# Written exercise:
Repeat the material verbatim and drop the pictures.

***** Data section *****

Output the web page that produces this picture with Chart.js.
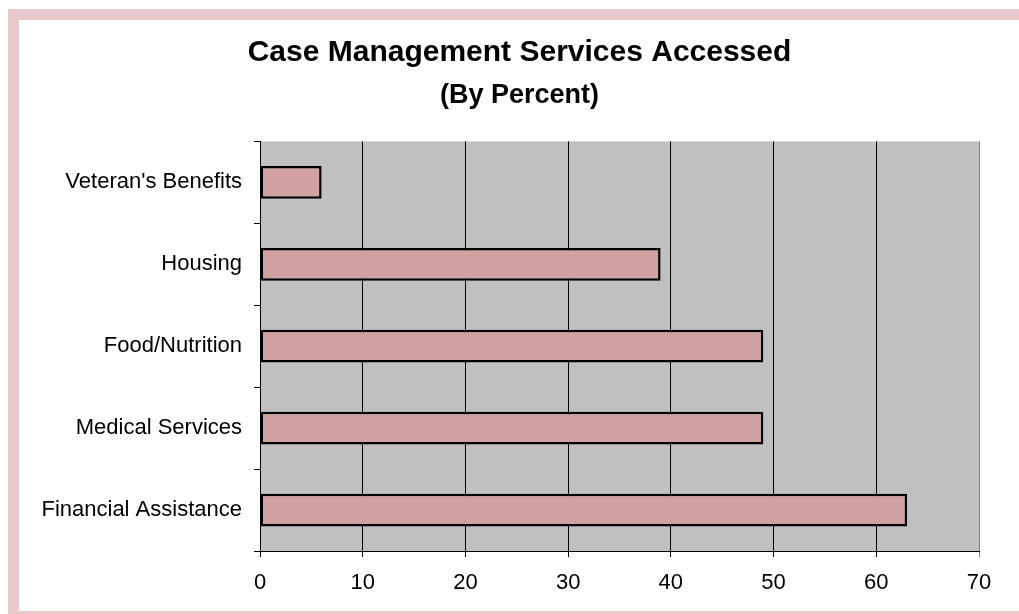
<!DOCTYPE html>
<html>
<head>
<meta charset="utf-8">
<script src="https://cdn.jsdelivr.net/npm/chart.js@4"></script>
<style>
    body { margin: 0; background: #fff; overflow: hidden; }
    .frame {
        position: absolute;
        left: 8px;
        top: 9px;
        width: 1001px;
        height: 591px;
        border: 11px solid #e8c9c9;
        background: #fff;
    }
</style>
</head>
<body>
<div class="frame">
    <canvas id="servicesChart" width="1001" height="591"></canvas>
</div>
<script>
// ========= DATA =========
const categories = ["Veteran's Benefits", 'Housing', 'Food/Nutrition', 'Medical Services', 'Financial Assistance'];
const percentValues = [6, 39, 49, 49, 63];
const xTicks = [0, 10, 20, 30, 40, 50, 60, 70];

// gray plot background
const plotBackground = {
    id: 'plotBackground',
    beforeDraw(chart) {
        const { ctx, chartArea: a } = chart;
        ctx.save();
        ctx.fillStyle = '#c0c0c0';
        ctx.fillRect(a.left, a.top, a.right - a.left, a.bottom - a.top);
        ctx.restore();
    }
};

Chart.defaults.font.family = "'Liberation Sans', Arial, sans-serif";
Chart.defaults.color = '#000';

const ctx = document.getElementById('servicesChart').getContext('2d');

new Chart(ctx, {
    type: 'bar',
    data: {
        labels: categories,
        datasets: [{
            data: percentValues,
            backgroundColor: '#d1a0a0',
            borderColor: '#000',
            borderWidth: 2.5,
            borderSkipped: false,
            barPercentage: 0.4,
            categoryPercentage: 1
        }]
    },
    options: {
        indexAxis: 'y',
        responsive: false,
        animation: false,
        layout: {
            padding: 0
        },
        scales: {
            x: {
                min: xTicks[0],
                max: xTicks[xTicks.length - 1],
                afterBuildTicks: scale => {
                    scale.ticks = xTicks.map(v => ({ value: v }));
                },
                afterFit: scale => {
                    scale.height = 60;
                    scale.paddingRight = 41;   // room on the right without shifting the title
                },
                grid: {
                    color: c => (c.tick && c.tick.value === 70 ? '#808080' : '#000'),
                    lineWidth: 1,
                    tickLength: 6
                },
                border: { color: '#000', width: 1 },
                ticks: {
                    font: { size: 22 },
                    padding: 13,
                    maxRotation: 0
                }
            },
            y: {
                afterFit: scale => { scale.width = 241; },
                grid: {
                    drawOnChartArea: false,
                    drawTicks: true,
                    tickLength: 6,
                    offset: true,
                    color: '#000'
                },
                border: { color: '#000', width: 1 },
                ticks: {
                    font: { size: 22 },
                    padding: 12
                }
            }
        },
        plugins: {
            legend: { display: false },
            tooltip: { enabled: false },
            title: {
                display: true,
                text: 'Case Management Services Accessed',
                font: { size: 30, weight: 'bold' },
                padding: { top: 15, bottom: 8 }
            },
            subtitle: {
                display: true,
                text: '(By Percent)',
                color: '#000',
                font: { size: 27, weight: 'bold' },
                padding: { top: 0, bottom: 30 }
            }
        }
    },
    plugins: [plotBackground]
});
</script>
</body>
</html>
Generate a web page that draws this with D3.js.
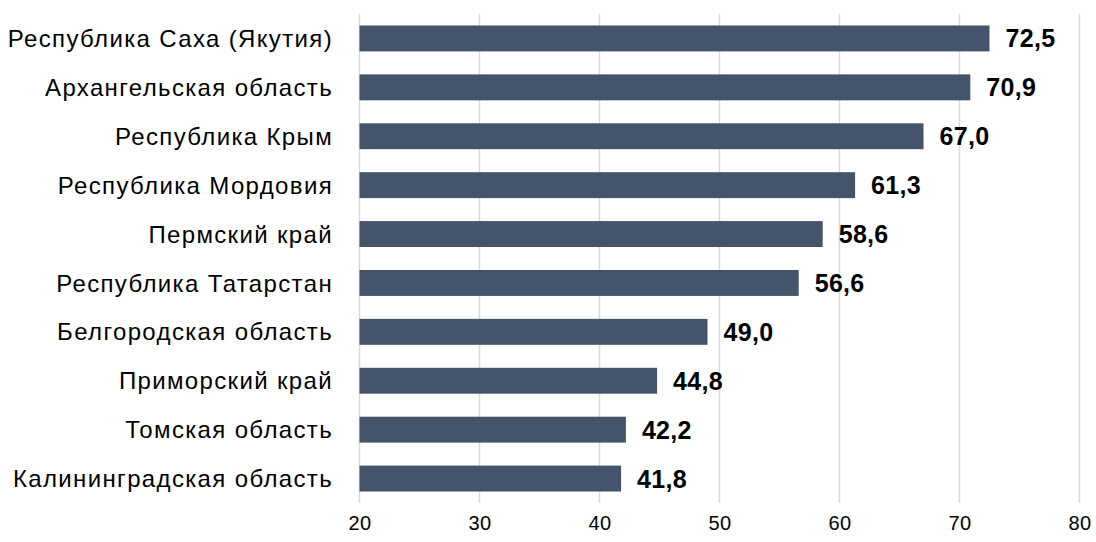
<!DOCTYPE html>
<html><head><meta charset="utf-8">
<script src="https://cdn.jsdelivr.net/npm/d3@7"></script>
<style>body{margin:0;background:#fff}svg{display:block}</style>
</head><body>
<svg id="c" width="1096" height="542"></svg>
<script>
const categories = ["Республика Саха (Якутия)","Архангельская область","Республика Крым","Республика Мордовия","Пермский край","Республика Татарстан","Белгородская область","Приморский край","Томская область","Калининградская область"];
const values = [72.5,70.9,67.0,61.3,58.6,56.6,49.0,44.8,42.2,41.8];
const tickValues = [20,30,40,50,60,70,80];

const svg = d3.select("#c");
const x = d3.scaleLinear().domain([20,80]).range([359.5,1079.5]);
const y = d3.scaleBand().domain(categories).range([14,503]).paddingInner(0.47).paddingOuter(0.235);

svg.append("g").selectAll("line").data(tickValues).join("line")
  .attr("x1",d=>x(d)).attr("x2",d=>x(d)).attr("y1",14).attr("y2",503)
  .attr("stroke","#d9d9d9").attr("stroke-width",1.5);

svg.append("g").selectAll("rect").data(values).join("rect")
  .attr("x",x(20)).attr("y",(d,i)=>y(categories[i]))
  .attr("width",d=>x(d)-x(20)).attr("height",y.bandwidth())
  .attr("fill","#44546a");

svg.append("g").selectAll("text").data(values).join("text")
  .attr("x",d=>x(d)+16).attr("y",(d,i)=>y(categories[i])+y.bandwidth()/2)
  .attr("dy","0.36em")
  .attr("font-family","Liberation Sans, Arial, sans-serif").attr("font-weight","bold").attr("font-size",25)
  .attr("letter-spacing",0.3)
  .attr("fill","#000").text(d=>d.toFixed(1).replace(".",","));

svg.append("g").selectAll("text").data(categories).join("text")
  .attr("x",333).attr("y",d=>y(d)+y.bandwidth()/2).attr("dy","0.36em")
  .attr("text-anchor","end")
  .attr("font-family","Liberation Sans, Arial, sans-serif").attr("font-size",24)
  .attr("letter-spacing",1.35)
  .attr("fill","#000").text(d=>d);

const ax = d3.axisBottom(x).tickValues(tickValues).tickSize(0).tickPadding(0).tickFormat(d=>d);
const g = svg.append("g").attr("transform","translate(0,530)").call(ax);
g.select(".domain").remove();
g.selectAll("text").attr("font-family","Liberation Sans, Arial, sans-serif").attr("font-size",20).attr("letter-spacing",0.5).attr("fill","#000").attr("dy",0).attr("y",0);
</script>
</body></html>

*****

# Expected answer:
Output the web page that produces this picture with Chart.js.
<!DOCTYPE html>
<html>
<head>
<meta charset="utf-8">
<script src="https://cdn.jsdelivr.net/npm/chart.js@4"></script>
<style>
    body { margin: 0; background: #fff; overflow: hidden; }
    .frame {
        position: absolute;
        left: 8px;
        top: 9px;
        width: 1001px;
        height: 591px;
        border: 11px solid #e8c9c9;
        background: #fff;
    }
</style>
</head>
<body>
<div class="frame">
    <canvas id="servicesChart" width="1001" height="591"></canvas>
</div>
<script>
// ========= DATA =========
const categories = ["Veteran's Benefits", 'Housing', 'Food/Nutrition', 'Medical Services', 'Financial Assistance'];
const percentValues = [6, 39, 49, 49, 63];
const xTicks = [0, 10, 20, 30, 40, 50, 60, 70];

// gray plot background
const plotBackground = {
    id: 'plotBackground',
    beforeDraw(chart) {
        const { ctx, chartArea: a } = chart;
        ctx.save();
        ctx.fillStyle = '#c0c0c0';
        ctx.fillRect(a.left, a.top, a.right - a.left, a.bottom - a.top);
        ctx.restore();
    }
};

Chart.defaults.font.family = "'Liberation Sans', Arial, sans-serif";
Chart.defaults.color = '#000';

const ctx = document.getElementById('servicesChart').getContext('2d');

new Chart(ctx, {
    type: 'bar',
    data: {
        labels: categories,
        datasets: [{
            data: percentValues,
            backgroundColor: '#d1a0a0',
            borderColor: '#000',
            borderWidth: 2.5,
            borderSkipped: false,
            barPercentage: 0.4,
            categoryPercentage: 1
        }]
    },
    options: {
        indexAxis: 'y',
        responsive: false,
        animation: false,
        layout: {
            padding: 0
        },
        scales: {
            x: {
                min: xTicks[0],
                max: xTicks[xTicks.length - 1],
                afterBuildTicks: scale => {
                    scale.ticks = xTicks.map(v => ({ value: v }));
                },
                afterFit: scale => {
                    scale.height = 60;
                    scale.paddingRight = 41;   // room on the right without shifting the title
                },
                grid: {
                    color: c => (c.tick && c.tick.value === 70 ? '#808080' : '#000'),
                    lineWidth: 1,
                    tickLength: 6
                },
                border: { color: '#000', width: 1 },
                ticks: {
                    font: { size: 22 },
                    padding: 13,
                    maxRotation: 0
                }
            },
            y: {
                afterFit: scale => { scale.width = 241; },
                grid: {
                    drawOnChartArea: false,
                    drawTicks: true,
                    tickLength: 6,
                    offset: true,
                    color: '#000'
                },
                border: { color: '#000', width: 1 },
                ticks: {
                    font: { size: 22 },
                    padding: 12
                }
            }
        },
        plugins: {
            legend: { display: false },
            tooltip: { enabled: false },
            title: {
                display: true,
                text: 'Case Management Services Accessed',
                font: { size: 30, weight: 'bold' },
                padding: { top: 15, bottom: 8 }
            },
            subtitle: {
                display: true,
                text: '(By Percent)',
                color: '#000',
                font: { size: 27, weight: 'bold' },
                padding: { top: 0, bottom: 30 }
            }
        }
    },
    plugins: [plotBackground]
});
</script>
</body>
</html>
Generate a web page that draws this with D3.js.
<!DOCTYPE html>
<html><head><meta charset="utf-8">
<script src="https://cdn.jsdelivr.net/npm/d3@7"></script>
<style>body{margin:0;background:#fff}svg{display:block}</style>
</head><body>
<svg id="c" width="1096" height="542"></svg>
<script>
const categories = ["Республика Саха (Якутия)","Архангельская область","Республика Крым","Республика Мордовия","Пермский край","Республика Татарстан","Белгородская область","Приморский край","Томская область","Калининградская область"];
const values = [72.5,70.9,67.0,61.3,58.6,56.6,49.0,44.8,42.2,41.8];
const tickValues = [20,30,40,50,60,70,80];

const svg = d3.select("#c");
const x = d3.scaleLinear().domain([20,80]).range([359.5,1079.5]);
const y = d3.scaleBand().domain(categories).range([14,503]).paddingInner(0.47).paddingOuter(0.235);

svg.append("g").selectAll("line").data(tickValues).join("line")
  .attr("x1",d=>x(d)).attr("x2",d=>x(d)).attr("y1",14).attr("y2",503)
  .attr("stroke","#d9d9d9").attr("stroke-width",1.5);

svg.append("g").selectAll("rect").data(values).join("rect")
  .attr("x",x(20)).attr("y",(d,i)=>y(categories[i]))
  .attr("width",d=>x(d)-x(20)).attr("height",y.bandwidth())
  .attr("fill","#44546a");

svg.append("g").selectAll("text").data(values).join("text")
  .attr("x",d=>x(d)+16).attr("y",(d,i)=>y(categories[i])+y.bandwidth()/2)
  .attr("dy","0.36em")
  .attr("font-family","Liberation Sans, Arial, sans-serif").attr("font-weight","bold").attr("font-size",25)
  .attr("letter-spacing",0.3)
  .attr("fill","#000").text(d=>d.toFixed(1).replace(".",","));

svg.append("g").selectAll("text").data(categories).join("text")
  .attr("x",333).attr("y",d=>y(d)+y.bandwidth()/2).attr("dy","0.36em")
  .attr("text-anchor","end")
  .attr("font-family","Liberation Sans, Arial, sans-serif").attr("font-size",24)
  .attr("letter-spacing",1.35)
  .attr("fill","#000").text(d=>d);

const ax = d3.axisBottom(x).tickValues(tickValues).tickSize(0).tickPadding(0).tickFormat(d=>d);
const g = svg.append("g").attr("transform","translate(0,530)").call(ax);
g.select(".domain").remove();
g.selectAll("text").attr("font-family","Liberation Sans, Arial, sans-serif").attr("font-size",20).attr("letter-spacing",0.5).attr("fill","#000").attr("dy",0).attr("y",0);
</script>
</body></html>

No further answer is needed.